◆ **SOURCE DATA**:
+---+

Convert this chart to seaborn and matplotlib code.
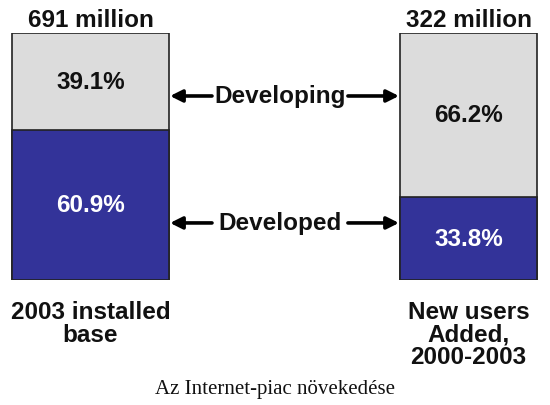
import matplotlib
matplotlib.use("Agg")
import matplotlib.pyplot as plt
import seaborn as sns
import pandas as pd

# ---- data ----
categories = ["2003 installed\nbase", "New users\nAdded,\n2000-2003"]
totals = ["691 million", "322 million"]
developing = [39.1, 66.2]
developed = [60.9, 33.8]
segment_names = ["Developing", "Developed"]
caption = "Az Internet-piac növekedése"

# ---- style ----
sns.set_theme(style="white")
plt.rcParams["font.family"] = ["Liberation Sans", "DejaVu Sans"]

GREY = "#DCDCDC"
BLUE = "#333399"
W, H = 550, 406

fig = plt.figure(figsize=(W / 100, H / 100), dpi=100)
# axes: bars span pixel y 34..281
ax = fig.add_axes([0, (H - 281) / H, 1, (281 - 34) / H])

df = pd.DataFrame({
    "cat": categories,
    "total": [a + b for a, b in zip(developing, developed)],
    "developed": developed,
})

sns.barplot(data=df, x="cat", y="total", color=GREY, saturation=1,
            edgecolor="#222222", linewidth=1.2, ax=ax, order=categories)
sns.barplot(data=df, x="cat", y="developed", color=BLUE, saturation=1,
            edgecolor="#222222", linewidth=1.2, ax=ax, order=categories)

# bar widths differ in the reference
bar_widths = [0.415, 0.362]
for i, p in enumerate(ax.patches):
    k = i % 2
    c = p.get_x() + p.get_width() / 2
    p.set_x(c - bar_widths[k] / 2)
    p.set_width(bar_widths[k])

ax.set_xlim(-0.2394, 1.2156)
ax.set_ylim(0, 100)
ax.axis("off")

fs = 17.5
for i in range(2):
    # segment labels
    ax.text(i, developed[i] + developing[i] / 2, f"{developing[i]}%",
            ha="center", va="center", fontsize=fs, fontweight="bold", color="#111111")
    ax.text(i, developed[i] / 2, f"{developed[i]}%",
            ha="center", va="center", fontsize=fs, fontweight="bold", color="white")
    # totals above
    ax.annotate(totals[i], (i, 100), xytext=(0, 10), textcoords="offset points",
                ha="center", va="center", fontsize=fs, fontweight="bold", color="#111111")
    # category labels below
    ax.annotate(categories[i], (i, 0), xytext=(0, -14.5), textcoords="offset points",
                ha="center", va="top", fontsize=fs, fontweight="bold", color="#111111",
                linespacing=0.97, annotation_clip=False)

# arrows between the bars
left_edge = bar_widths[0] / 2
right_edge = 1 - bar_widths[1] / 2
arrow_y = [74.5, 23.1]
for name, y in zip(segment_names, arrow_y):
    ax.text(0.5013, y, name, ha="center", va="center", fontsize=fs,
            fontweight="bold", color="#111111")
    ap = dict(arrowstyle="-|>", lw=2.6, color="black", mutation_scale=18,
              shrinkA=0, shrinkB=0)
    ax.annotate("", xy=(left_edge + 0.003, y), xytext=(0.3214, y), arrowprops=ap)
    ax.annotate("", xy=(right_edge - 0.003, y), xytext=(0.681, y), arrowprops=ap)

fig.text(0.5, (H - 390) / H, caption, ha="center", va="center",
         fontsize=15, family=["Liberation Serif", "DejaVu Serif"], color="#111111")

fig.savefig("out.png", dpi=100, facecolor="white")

+---+

◆ **TO BE DONE**: Copy nothing but the lines from the first one in the listing through the line with "import pandas as pd", and omit the pictures.

◆ **ANSWER IN FULL**:
Convert this chart to seaborn and matplotlib code.
import matplotlib
matplotlib.use("Agg")
import matplotlib.pyplot as plt
import seaborn as sns
import pandas as pd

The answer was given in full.